Stated problem
Quote, with no changes, the lines that run from the top of the material to the line with "(tTitle) at (520,25)", both included.

Data extract

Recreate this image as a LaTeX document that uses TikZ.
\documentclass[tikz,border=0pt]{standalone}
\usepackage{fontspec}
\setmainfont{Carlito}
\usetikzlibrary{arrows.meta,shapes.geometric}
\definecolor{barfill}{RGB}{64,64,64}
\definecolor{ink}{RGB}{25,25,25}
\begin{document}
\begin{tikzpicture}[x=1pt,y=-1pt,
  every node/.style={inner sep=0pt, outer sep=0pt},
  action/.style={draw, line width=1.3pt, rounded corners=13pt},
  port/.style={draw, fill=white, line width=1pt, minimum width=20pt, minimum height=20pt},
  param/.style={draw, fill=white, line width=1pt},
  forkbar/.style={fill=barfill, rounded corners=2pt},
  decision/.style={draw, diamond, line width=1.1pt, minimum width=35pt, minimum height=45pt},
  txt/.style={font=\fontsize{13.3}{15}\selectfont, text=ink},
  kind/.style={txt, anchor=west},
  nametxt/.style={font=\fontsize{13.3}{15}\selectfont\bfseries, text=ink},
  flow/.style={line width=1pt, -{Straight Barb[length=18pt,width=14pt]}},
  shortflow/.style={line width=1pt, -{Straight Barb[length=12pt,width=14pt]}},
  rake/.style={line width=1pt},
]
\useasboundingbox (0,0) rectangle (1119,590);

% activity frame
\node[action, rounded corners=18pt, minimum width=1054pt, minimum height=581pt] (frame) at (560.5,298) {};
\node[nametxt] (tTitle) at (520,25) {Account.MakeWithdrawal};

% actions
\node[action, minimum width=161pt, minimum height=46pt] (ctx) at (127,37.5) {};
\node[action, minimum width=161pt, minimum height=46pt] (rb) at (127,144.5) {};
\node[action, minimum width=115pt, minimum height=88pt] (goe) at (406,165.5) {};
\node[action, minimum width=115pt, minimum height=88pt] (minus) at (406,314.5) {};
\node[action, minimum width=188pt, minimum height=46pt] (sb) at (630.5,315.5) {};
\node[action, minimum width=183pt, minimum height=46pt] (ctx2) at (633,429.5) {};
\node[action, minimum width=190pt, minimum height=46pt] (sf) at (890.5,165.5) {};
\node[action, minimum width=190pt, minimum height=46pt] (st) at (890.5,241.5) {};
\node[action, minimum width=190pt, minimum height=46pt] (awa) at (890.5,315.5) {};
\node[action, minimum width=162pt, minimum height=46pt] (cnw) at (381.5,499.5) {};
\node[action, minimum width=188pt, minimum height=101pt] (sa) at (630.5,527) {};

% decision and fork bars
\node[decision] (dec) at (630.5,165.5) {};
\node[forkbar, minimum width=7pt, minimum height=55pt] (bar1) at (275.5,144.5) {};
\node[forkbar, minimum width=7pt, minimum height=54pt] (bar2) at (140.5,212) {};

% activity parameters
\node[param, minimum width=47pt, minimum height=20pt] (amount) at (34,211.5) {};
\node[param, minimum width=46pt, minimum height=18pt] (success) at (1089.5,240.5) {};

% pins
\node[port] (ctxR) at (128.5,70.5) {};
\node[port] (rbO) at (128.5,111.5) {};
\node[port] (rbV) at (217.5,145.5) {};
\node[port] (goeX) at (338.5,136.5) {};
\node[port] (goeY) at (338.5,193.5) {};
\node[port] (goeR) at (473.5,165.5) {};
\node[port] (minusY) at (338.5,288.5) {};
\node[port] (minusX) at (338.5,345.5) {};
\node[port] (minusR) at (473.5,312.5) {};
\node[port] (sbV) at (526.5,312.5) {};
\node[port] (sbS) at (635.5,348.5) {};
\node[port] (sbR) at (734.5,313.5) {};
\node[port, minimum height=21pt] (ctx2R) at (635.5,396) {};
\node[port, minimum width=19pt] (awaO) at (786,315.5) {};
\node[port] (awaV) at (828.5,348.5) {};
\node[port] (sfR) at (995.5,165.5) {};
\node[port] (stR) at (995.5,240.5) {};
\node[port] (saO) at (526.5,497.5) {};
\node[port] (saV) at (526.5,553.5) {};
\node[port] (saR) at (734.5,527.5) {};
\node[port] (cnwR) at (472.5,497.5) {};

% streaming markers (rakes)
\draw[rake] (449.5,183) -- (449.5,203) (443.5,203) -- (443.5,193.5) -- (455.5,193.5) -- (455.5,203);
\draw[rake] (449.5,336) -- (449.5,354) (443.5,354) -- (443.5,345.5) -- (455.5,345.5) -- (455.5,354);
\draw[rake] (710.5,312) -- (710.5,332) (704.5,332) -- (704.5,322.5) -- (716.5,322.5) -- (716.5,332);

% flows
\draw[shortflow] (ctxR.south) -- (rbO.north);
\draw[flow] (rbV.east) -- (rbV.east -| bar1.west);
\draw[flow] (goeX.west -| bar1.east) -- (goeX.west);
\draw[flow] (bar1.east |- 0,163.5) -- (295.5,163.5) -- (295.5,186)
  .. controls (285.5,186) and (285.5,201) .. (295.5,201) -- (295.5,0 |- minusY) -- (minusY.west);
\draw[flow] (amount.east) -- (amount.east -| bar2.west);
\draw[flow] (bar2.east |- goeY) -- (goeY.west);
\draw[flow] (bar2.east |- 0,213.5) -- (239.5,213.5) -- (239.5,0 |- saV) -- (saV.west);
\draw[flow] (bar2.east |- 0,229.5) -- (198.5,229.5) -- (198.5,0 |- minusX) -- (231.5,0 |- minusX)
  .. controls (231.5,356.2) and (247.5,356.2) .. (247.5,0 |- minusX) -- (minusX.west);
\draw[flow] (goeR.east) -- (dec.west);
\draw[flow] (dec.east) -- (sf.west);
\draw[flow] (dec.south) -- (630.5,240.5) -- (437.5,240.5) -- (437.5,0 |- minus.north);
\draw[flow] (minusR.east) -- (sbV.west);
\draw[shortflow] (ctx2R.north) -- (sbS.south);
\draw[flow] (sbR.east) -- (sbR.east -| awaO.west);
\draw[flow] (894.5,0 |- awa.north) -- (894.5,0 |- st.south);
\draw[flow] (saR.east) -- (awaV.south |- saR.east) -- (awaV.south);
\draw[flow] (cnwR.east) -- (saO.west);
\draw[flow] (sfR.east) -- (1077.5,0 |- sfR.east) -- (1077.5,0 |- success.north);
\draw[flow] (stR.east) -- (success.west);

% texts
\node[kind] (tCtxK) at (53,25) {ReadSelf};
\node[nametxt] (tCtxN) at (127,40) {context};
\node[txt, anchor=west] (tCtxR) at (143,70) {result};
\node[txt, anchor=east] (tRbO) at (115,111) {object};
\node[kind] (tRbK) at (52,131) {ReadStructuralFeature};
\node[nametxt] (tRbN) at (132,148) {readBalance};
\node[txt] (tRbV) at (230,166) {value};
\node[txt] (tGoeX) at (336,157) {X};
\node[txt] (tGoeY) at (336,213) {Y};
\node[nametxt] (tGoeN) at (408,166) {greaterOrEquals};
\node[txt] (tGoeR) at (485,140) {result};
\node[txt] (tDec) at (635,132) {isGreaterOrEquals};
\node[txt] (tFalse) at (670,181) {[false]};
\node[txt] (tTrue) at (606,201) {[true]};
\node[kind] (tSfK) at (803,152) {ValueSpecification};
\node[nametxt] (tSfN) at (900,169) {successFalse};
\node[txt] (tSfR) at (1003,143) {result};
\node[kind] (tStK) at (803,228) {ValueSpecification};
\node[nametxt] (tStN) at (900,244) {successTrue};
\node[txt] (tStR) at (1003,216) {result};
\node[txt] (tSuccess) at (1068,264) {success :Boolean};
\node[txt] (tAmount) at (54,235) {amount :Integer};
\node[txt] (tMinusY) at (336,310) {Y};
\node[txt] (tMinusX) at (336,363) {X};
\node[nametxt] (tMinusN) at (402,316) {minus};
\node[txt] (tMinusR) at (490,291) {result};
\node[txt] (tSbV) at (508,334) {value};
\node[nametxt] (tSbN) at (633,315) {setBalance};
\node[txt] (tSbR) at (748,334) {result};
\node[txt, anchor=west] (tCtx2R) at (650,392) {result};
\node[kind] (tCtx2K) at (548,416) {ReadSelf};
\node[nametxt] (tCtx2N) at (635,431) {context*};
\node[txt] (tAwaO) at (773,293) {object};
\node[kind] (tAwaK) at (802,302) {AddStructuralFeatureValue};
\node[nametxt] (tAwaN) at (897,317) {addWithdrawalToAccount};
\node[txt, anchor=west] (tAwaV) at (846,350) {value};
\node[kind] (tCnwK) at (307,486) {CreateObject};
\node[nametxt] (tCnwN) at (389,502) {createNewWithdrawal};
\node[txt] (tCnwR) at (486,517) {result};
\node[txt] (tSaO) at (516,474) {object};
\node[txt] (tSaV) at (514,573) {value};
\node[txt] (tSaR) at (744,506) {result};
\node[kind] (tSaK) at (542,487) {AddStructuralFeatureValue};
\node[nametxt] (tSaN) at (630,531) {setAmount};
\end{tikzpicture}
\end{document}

Solution for this task
Recreate this image as a LaTeX document that uses TikZ.
\documentclass[tikz,border=0pt]{standalone}
\usepackage{fontspec}
\setmainfont{Carlito}
\usetikzlibrary{arrows.meta,shapes.geometric}
\definecolor{barfill}{RGB}{64,64,64}
\definecolor{ink}{RGB}{25,25,25}
\begin{document}
\begin{tikzpicture}[x=1pt,y=-1pt,
  every node/.style={inner sep=0pt, outer sep=0pt},
  action/.style={draw, line width=1.3pt, rounded corners=13pt},
  port/.style={draw, fill=white, line width=1pt, minimum width=20pt, minimum height=20pt},
  param/.style={draw, fill=white, line width=1pt},
  forkbar/.style={fill=barfill, rounded corners=2pt},
  decision/.style={draw, diamond, line width=1.1pt, minimum width=35pt, minimum height=45pt},
  txt/.style={font=\fontsize{13.3}{15}\selectfont, text=ink},
  kind/.style={txt, anchor=west},
  nametxt/.style={font=\fontsize{13.3}{15}\selectfont\bfseries, text=ink},
  flow/.style={line width=1pt, -{Straight Barb[length=18pt,width=14pt]}},
  shortflow/.style={line width=1pt, -{Straight Barb[length=12pt,width=14pt]}},
  rake/.style={line width=1pt},
]
\useasboundingbox (0,0) rectangle (1119,590);

% activity frame
\node[action, rounded corners=18pt, minimum width=1054pt, minimum height=581pt] (frame) at (560.5,298) {};
\node[nametxt] (tTitle) at (520,25) {Account.MakeWithdrawal};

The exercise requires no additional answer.